↓↓↓
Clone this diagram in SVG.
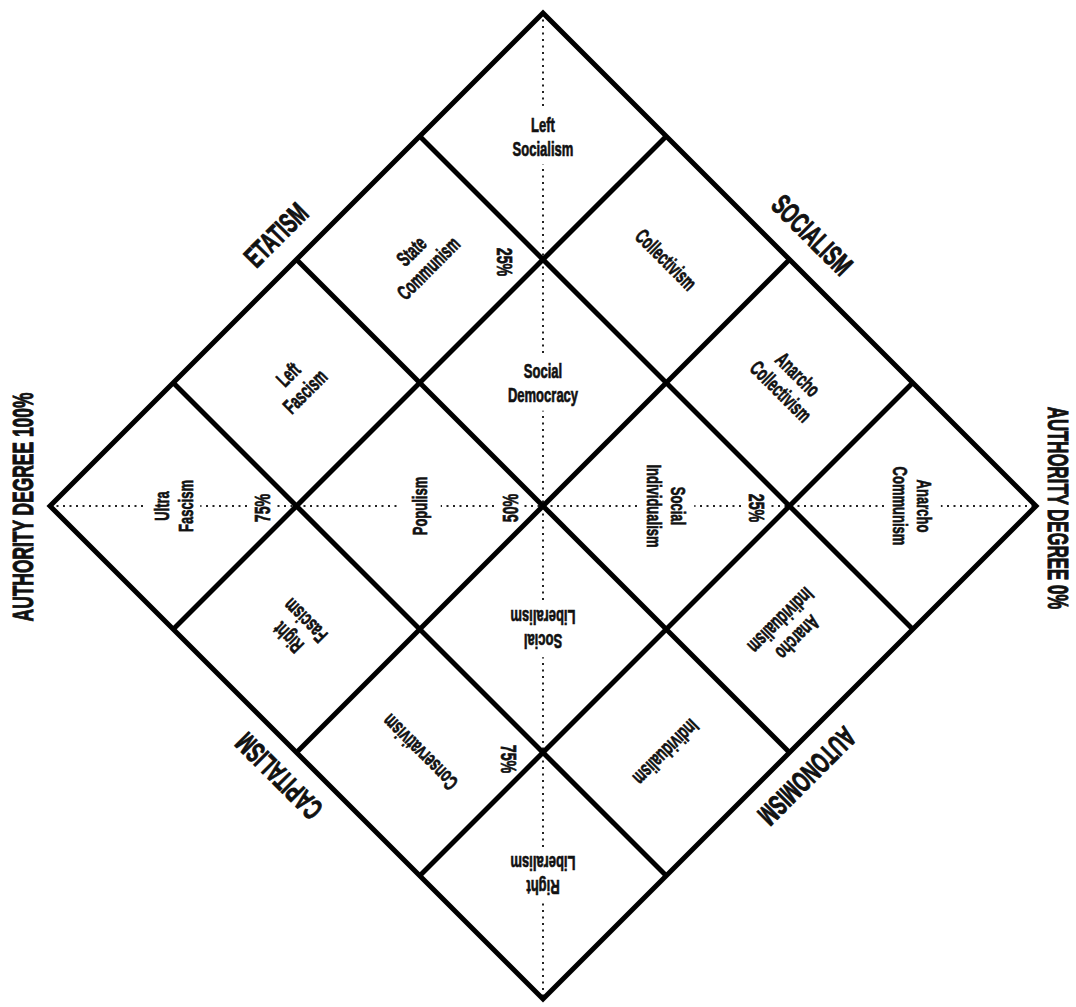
<svg xmlns="http://www.w3.org/2000/svg" width="1076" height="1007" viewBox="0 0 1076 1007">
<style>
.grid{fill:none;stroke:#000;stroke-width:5;stroke-linejoin:miter}
.dot{fill:none;stroke:#222;stroke-width:2;stroke-dasharray:2 4.5}
text{font-family:"Liberation Sans",Arial,sans-serif;font-weight:bold;fill:#111;stroke:#111;text-anchor:middle}
.cell{font-size:21px;stroke-width:0.7}
.pct{font-size:22px;stroke-width:0.7}
.edge{font-size:29px;stroke-width:1}
.axis{font-size:29px;stroke-width:1}
.bg{fill:#fff}
</style>
<rect width="1076" height="1007" fill="#fff"/>
<g id="connectors">
<line class="dot" x1="543" y1="13" x2="543" y2="999"/>
<line class="dot" x1="50" y1="506" x2="1036" y2="506"/>
<line class="grid" x1="419.75" y1="136.25" x2="912.75" y2="629.25"/>
<line class="grid" x1="296.5" y1="259.5" x2="789.5" y2="752.5"/>
<line class="grid" x1="173.25" y1="382.75" x2="666.25" y2="875.75"/>
<line class="grid" x1="666.25" y1="136.25" x2="173.25" y2="629.25"/>
<line class="grid" x1="789.5" y1="259.5" x2="296.5" y2="752.5"/>
<line class="grid" x1="912.75" y1="382.75" x2="419.75" y2="875.75"/>
<polygon class="grid" points="543,13 1036,506 543,999 50,506"/>
</g>
<g id="left-socialism" transform="translate(543,136.25)"><rect class="bg" x="-7" y="-28" width="14" height="56"/><text class="cell" transform="scale(0.62,1)"><tspan x="0" y="-4.5">Left</tspan><tspan x="0" y="19.5">Socialism</tspan></text></g>
<g id="collectivism" transform="translate(666.25,259.5) rotate(45)"><text class="cell" transform="scale(0.62,1)"><tspan x="0" y="7.5">Collectivism</tspan></text></g>
<g id="anarcho-collectivism" transform="translate(789.5,382.75) rotate(45)"><text class="cell" transform="scale(0.62,1)"><tspan x="0" y="-4.5">Anarcho</tspan><tspan x="0" y="19.5">Collectivism</tspan></text></g>
<g id="anarcho-communism" transform="translate(912.75,506) rotate(90)"><rect class="bg" x="-7" y="-28" width="14" height="56"/><text class="cell" transform="scale(0.62,1)"><tspan x="0" y="-4.5">Anarcho</tspan><tspan x="0" y="19.5">Communism</tspan></text></g>
<g id="state-communism" transform="translate(419.75,259.5) rotate(-45)"><text class="cell" transform="scale(0.62,1)"><tspan x="0" y="-4.5">State</tspan><tspan x="0" y="19.5">Communism</tspan></text></g>
<g id="social-democracy" transform="translate(543,382.75)"><rect class="bg" x="-7" y="-28" width="14" height="56"/><text class="cell" transform="scale(0.62,1)"><tspan x="0" y="-4.5">Social</tspan><tspan x="0" y="19.5">Democracy</tspan></text></g>
<g id="social-individualism" transform="translate(666.25,506) rotate(90)"><rect class="bg" x="-7" y="-28" width="14" height="56"/><text class="cell" transform="scale(0.62,1)"><tspan x="0" y="-4.5">Social</tspan><tspan x="0" y="19.5">Individualism</tspan></text></g>
<g id="anarcho-individualism" transform="translate(789.5,629.25) rotate(135)"><text class="cell" transform="scale(0.62,1)"><tspan x="0" y="-4.5">Anarcho</tspan><tspan x="0" y="19.5">Individualism</tspan></text></g>
<g id="left-fascism" transform="translate(296.5,382.75) rotate(-45)"><text class="cell" transform="scale(0.62,1)"><tspan x="0" y="-4.5">Left</tspan><tspan x="0" y="19.5">Fascism</tspan></text></g>
<g id="populism" transform="translate(419.75,506) rotate(-90)"><rect class="bg" x="-7" y="-21" width="14" height="42"/><text class="cell" transform="scale(0.62,1)"><tspan x="0" y="7.5">Populism</tspan></text></g>
<g id="social-liberalism" transform="translate(543,629.25) rotate(180)"><rect class="bg" x="-7" y="-28" width="14" height="56"/><text class="cell" transform="scale(0.62,1)"><tspan x="0" y="-4.5">Social</tspan><tspan x="0" y="19.5">Liberalism</tspan></text></g>
<g id="individualism" transform="translate(666.25,752.5) rotate(135)"><text class="cell" transform="scale(0.62,1)"><tspan x="0" y="7.5">Individualism</tspan></text></g>
<g id="ultra-fascism" transform="translate(173.25,506) rotate(-90)"><rect class="bg" x="-7" y="-27" width="14" height="54"/><text class="cell" transform="scale(0.62,1)"><tspan x="0" y="-4.5">Ultra</tspan><tspan x="0" y="19.5">Fascism</tspan></text></g>
<g id="right-fascism" transform="translate(296.5,629.25) rotate(-135)"><text class="cell" transform="scale(0.62,1)"><tspan x="0" y="-4.5">Right</tspan><tspan x="0" y="19.5">Fascism</tspan></text></g>
<g id="conservativism" transform="translate(419.75,752.5) rotate(-135)"><text class="cell" transform="scale(0.62,1)"><tspan x="0" y="7.5">Conservativism</tspan></text></g>
<g id="right-liberalism" transform="translate(543,875.75) rotate(180)"><rect class="bg" x="-7" y="-26" width="14" height="52"/><text class="cell" transform="scale(0.62,1)"><tspan x="0" y="-4.5">Right</tspan><tspan x="0" y="19.5">Liberalism</tspan></text></g>
<g id="pct-25-top" transform="translate(505,262) rotate(90)"><text class="pct" transform="scale(0.65,1)"><tspan x="0" y="8">25%</tspan></text></g>
<g id="pct-75-left" transform="translate(262,508) rotate(-90)"><rect class="bg" x="-7" y="-14" width="14" height="28"/><text class="pct" transform="scale(0.65,1)"><tspan x="0" y="8">75%</tspan></text></g>
<g id="pct-50" transform="translate(510,508) rotate(-90)"><rect class="bg" x="-7" y="-14" width="14" height="28"/><text class="pct" transform="scale(0.65,1)"><tspan x="0" y="8">50%</tspan></text></g>
<g id="pct-25-right" transform="translate(757,508) rotate(90)"><rect class="bg" x="-7" y="-14" width="14" height="28"/><text class="pct" transform="scale(0.65,1)"><tspan x="0" y="8">25%</tspan></text></g>
<g id="pct-75-bottom" transform="translate(509,759) rotate(90)"><text class="pct" transform="scale(0.65,1)"><tspan x="0" y="8">75%</tspan></text></g>
<g id="etatism" transform="translate(276,235) rotate(-45)"><text class="edge" transform="scale(0.62,1)"><tspan x="0" y="10">ETATISM</tspan></text></g>
<g id="socialism" transform="translate(812,235) rotate(45)"><text class="edge" transform="scale(0.62,1)"><tspan x="0" y="10">SOCIALISM</tspan></text></g>
<g id="capitalism" transform="translate(279,776) rotate(-135)"><text class="edge" transform="scale(0.62,1)"><tspan x="0" y="10">CAPITALISM</tspan></text></g>
<g id="autonomism" transform="translate(807,776) rotate(135)"><text class="edge" transform="scale(0.62,1)"><tspan x="0" y="10">AUTONOMISM</tspan></text></g>
<g id="authority-100" transform="translate(22,507) rotate(-90)"><text class="axis" transform="scale(0.6,1)"><tspan x="0" y="10.5">AUTHORITY DEGREE 100%</tspan></text></g>
<g id="authority-0" transform="translate(1059,508) rotate(90)"><text class="axis" transform="scale(0.58,1)"><tspan x="0" y="10.5">AUTHORITY DEGREE 0%</tspan></text></g>
</svg>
↑↑↑
**WORK INSTRUCTIONS**
Without the pictures, repeat the listing above exactly.

**FINAL RESULT**
Clone this diagram in SVG.
<svg xmlns="http://www.w3.org/2000/svg" width="1076" height="1007" viewBox="0 0 1076 1007">
<style>
.grid{fill:none;stroke:#000;stroke-width:5;stroke-linejoin:miter}
.dot{fill:none;stroke:#222;stroke-width:2;stroke-dasharray:2 4.5}
text{font-family:"Liberation Sans",Arial,sans-serif;font-weight:bold;fill:#111;stroke:#111;text-anchor:middle}
.cell{font-size:21px;stroke-width:0.7}
.pct{font-size:22px;stroke-width:0.7}
.edge{font-size:29px;stroke-width:1}
.axis{font-size:29px;stroke-width:1}
.bg{fill:#fff}
</style>
<rect width="1076" height="1007" fill="#fff"/>
<g id="connectors">
<line class="dot" x1="543" y1="13" x2="543" y2="999"/>
<line class="dot" x1="50" y1="506" x2="1036" y2="506"/>
<line class="grid" x1="419.75" y1="136.25" x2="912.75" y2="629.25"/>
<line class="grid" x1="296.5" y1="259.5" x2="789.5" y2="752.5"/>
<line class="grid" x1="173.25" y1="382.75" x2="666.25" y2="875.75"/>
<line class="grid" x1="666.25" y1="136.25" x2="173.25" y2="629.25"/>
<line class="grid" x1="789.5" y1="259.5" x2="296.5" y2="752.5"/>
<line class="grid" x1="912.75" y1="382.75" x2="419.75" y2="875.75"/>
<polygon class="grid" points="543,13 1036,506 543,999 50,506"/>
</g>
<g id="left-socialism" transform="translate(543,136.25)"><rect class="bg" x="-7" y="-28" width="14" height="56"/><text class="cell" transform="scale(0.62,1)"><tspan x="0" y="-4.5">Left</tspan><tspan x="0" y="19.5">Socialism</tspan></text></g>
<g id="collectivism" transform="translate(666.25,259.5) rotate(45)"><text class="cell" transform="scale(0.62,1)"><tspan x="0" y="7.5">Collectivism</tspan></text></g>
<g id="anarcho-collectivism" transform="translate(789.5,382.75) rotate(45)"><text class="cell" transform="scale(0.62,1)"><tspan x="0" y="-4.5">Anarcho</tspan><tspan x="0" y="19.5">Collectivism</tspan></text></g>
<g id="anarcho-communism" transform="translate(912.75,506) rotate(90)"><rect class="bg" x="-7" y="-28" width="14" height="56"/><text class="cell" transform="scale(0.62,1)"><tspan x="0" y="-4.5">Anarcho</tspan><tspan x="0" y="19.5">Communism</tspan></text></g>
<g id="state-communism" transform="translate(419.75,259.5) rotate(-45)"><text class="cell" transform="scale(0.62,1)"><tspan x="0" y="-4.5">State</tspan><tspan x="0" y="19.5">Communism</tspan></text></g>
<g id="social-democracy" transform="translate(543,382.75)"><rect class="bg" x="-7" y="-28" width="14" height="56"/><text class="cell" transform="scale(0.62,1)"><tspan x="0" y="-4.5">Social</tspan><tspan x="0" y="19.5">Democracy</tspan></text></g>
<g id="social-individualism" transform="translate(666.25,506) rotate(90)"><rect class="bg" x="-7" y="-28" width="14" height="56"/><text class="cell" transform="scale(0.62,1)"><tspan x="0" y="-4.5">Social</tspan><tspan x="0" y="19.5">Individualism</tspan></text></g>
<g id="anarcho-individualism" transform="translate(789.5,629.25) rotate(135)"><text class="cell" transform="scale(0.62,1)"><tspan x="0" y="-4.5">Anarcho</tspan><tspan x="0" y="19.5">Individualism</tspan></text></g>
<g id="left-fascism" transform="translate(296.5,382.75) rotate(-45)"><text class="cell" transform="scale(0.62,1)"><tspan x="0" y="-4.5">Left</tspan><tspan x="0" y="19.5">Fascism</tspan></text></g>
<g id="populism" transform="translate(419.75,506) rotate(-90)"><rect class="bg" x="-7" y="-21" width="14" height="42"/><text class="cell" transform="scale(0.62,1)"><tspan x="0" y="7.5">Populism</tspan></text></g>
<g id="social-liberalism" transform="translate(543,629.25) rotate(180)"><rect class="bg" x="-7" y="-28" width="14" height="56"/><text class="cell" transform="scale(0.62,1)"><tspan x="0" y="-4.5">Social</tspan><tspan x="0" y="19.5">Liberalism</tspan></text></g>
<g id="individualism" transform="translate(666.25,752.5) rotate(135)"><text class="cell" transform="scale(0.62,1)"><tspan x="0" y="7.5">Individualism</tspan></text></g>
<g id="ultra-fascism" transform="translate(173.25,506) rotate(-90)"><rect class="bg" x="-7" y="-27" width="14" height="54"/><text class="cell" transform="scale(0.62,1)"><tspan x="0" y="-4.5">Ultra</tspan><tspan x="0" y="19.5">Fascism</tspan></text></g>
<g id="right-fascism" transform="translate(296.5,629.25) rotate(-135)"><text class="cell" transform="scale(0.62,1)"><tspan x="0" y="-4.5">Right</tspan><tspan x="0" y="19.5">Fascism</tspan></text></g>
<g id="conservativism" transform="translate(419.75,752.5) rotate(-135)"><text class="cell" transform="scale(0.62,1)"><tspan x="0" y="7.5">Conservativism</tspan></text></g>
<g id="right-liberalism" transform="translate(543,875.75) rotate(180)"><rect class="bg" x="-7" y="-26" width="14" height="52"/><text class="cell" transform="scale(0.62,1)"><tspan x="0" y="-4.5">Right</tspan><tspan x="0" y="19.5">Liberalism</tspan></text></g>
<g id="pct-25-top" transform="translate(505,262) rotate(90)"><text class="pct" transform="scale(0.65,1)"><tspan x="0" y="8">25%</tspan></text></g>
<g id="pct-75-left" transform="translate(262,508) rotate(-90)"><rect class="bg" x="-7" y="-14" width="14" height="28"/><text class="pct" transform="scale(0.65,1)"><tspan x="0" y="8">75%</tspan></text></g>
<g id="pct-50" transform="translate(510,508) rotate(-90)"><rect class="bg" x="-7" y="-14" width="14" height="28"/><text class="pct" transform="scale(0.65,1)"><tspan x="0" y="8">50%</tspan></text></g>
<g id="pct-25-right" transform="translate(757,508) rotate(90)"><rect class="bg" x="-7" y="-14" width="14" height="28"/><text class="pct" transform="scale(0.65,1)"><tspan x="0" y="8">25%</tspan></text></g>
<g id="pct-75-bottom" transform="translate(509,759) rotate(90)"><text class="pct" transform="scale(0.65,1)"><tspan x="0" y="8">75%</tspan></text></g>
<g id="etatism" transform="translate(276,235) rotate(-45)"><text class="edge" transform="scale(0.62,1)"><tspan x="0" y="10">ETATISM</tspan></text></g>
<g id="socialism" transform="translate(812,235) rotate(45)"><text class="edge" transform="scale(0.62,1)"><tspan x="0" y="10">SOCIALISM</tspan></text></g>
<g id="capitalism" transform="translate(279,776) rotate(-135)"><text class="edge" transform="scale(0.62,1)"><tspan x="0" y="10">CAPITALISM</tspan></text></g>
<g id="autonomism" transform="translate(807,776) rotate(135)"><text class="edge" transform="scale(0.62,1)"><tspan x="0" y="10">AUTONOMISM</tspan></text></g>
<g id="authority-100" transform="translate(22,507) rotate(-90)"><text class="axis" transform="scale(0.6,1)"><tspan x="0" y="10.5">AUTHORITY DEGREE 100%</tspan></text></g>
<g id="authority-0" transform="translate(1059,508) rotate(90)"><text class="axis" transform="scale(0.58,1)"><tspan x="0" y="10.5">AUTHORITY DEGREE 0%</tspan></text></g>
</svg>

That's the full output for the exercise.